Em uma cerimonia pública de candomblé, os povos de várias casas e
várias vertentes se reúnem para festejar Xangô, se a casa na qual se realiza o
festejo, é de orientação Quêto-Nagô. Se a casa em questão é de orientação Jeje,
por exemplo, o povo pode se reunir para festejar Sobô.
Caso tomemos como base a essência litúrgica original assumida
nominalmente por cada uma das nações citadas, não encontraremos, ao observar as
festividades, as diferenças fundamentais que caracterizariam uma ou outra
liturgia e a diferenciação entre as casas seja tradição Quêto-Nagô ou
Jeje, é uma prática litúrgica idêntica.
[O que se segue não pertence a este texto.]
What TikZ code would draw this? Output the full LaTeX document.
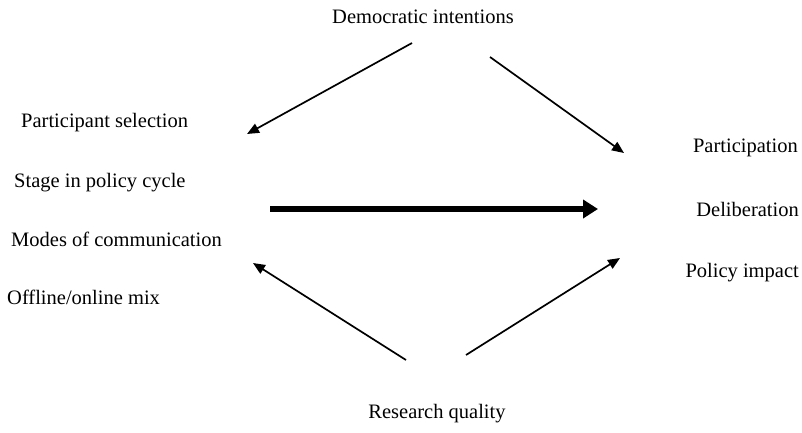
\documentclass[tikz,border=0pt]{standalone}
\usepackage{fontspec}
\setmainfont{Liberation Serif}
\usetikzlibrary{arrows.meta}
\begin{document}
\begin{tikzpicture}[x=1pt,y=-1pt,
  lbl/.style={inner sep=0pt,font=\fontsize{20.5}{23}\selectfont},
  thin arrow/.style={line width=1.7pt,-{Triangle[length=12pt,width=10pt]}},
  main arrow/.style={line width=6pt,-{Triangle[length=15pt,width=18pt]}}]
\useasboundingbox (0,0) rectangle (802,432);

% headings above and below
\node[lbl,anchor=base] (dem) at (423,23) {Democratic intentions};
\node[lbl,anchor=base] (res) at (437,418) {Research quality};

% design factors on the left
\node[lbl,anchor=base west] (sel) at (21,127) {Participant selection};
\node[lbl,anchor=base west] (stage) at (14,187) {Stage in policy cycle};
\node[lbl,anchor=base west] (modes) at (11,246) {Modes of communication};
\node[lbl,anchor=base west] (mix) at (7,304) {Offline/online mix};

% outcomes on the right
\node[lbl,anchor=base east] (part) at (798,152) {Participation};
\node[lbl,anchor=base east] (delib) at (799,216) {Deliberation};
\node[lbl,anchor=base east] (impact) at (799,277) {Policy impact};

% arrow end points
\coordinate (d1) at (412,43);
\coordinate (d1e) at (247,134);
\coordinate (d2) at (490,57);
\coordinate (d2e) at (624,153);
\coordinate (m1) at (270,209);
\coordinate (m1e) at (598,209);
\coordinate (r1) at (406,360);
\coordinate (r1e) at (253,263);
\coordinate (r2) at (466,355);
\coordinate (r2e) at (620,258);

\draw[thin arrow] (d1) -- (d1e);
\draw[thin arrow] (d2) -- (d2e);
\draw[main arrow] (m1) -- (m1e);
\draw[thin arrow] (r1) -- (r1e);
\draw[thin arrow] (r2) -- (r2e);
\end{tikzpicture}
\end{document}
Não se percebe diferença e, daí, se
evidencia mais uma prova contundente e incontornável do amalgama das duas
tradições em um só contexto Jeje- Nagô aqui na nossa Bahia.
Entretanto, há uma diferença fundamental que passa despercebida e eu gostaria de realçar.
No Quêto-Nagô, com base profunda e
indiscutível na sua excelente Liturgia a comunidade em cântico e oração, pede
distância do fogo de Xangô, e isso fica muito claro em dos mais destacados
cânticos de louvor, entoado nas cerimonias públicas. Vejamos o que diz o
cântico:
Má iná iná
Iná iná.
Ọba Kòso
Má iná iná
Traução
Não nos mande fogo,
Oh, Rei de Kosô
No Jeje, ao contrário, os devotos convidam o fogo para dentro do Templo.
Um dos mais expressivos exemplos dessa diferença é a Festa da Fogueira,
ou como dizemos em língua fòn [fɔngbè]
Zogodé que
significa “o Fogo Pleno Desce a Terra”.
Para os Jeje, o fogo
é um dos elementos da dinâmica da multiplicação da vida segundo a cosmogonia jeje, na sua plenitude e na sua promessa
de continuidade da vida, o cântico que recebe a entrada triunfal do Vodun, anuncia, na Voz do Solista [Kútó] achegada desse fogo, trazido pelo Vodun vivo.
Zogodê ê Zogodê
Ê Zogodê Ê Zogodê
Aklunó Zô náá sin bê wê
Aklunó Zô náá sin bê wê
Ê Zogodê Ê Zogodê
Aklunó Zô náá sin bê wê
Aklunó Zô náá sin bê wê
Naturalmente,
que esse texto musical repetido por todos os presentes é a forma confortável
para nós falantes do Português. O mesmo texto escrito na língua original, ou
seja, o texto fòn, seria o seguinte:
Zogɔ̆ d’ɛ́ , É Zogɔ̆ d’ɛ́
É Zogɔ̆ d’ɛ́, É Zogɔ̆ d’ɛ́
Aklúnɔ̀ Zo náá sìn gbè wĕ
Aklúnɔ̀ Zo náá sìn gbè wĕ
Os versos desse
cântico dizem:
Zogodê = O Fogo Pleno Desce a Terra
Ele desce a Terra, Ele desce a Terra
O Senhor (do) Fogo vem líquido e visível.
O Senhor (do) Fogo vem líquido e visível
Gbè Wĕ (Gbè Wè Wĕ) = Ser branco, ser claro, ser (se tornar) visivel.
Essas são algumas das diferenças que passam despercebidas devido a ausencia de uma escolaridade litúrgica. Vamos estudar para promover a prática desses resgates.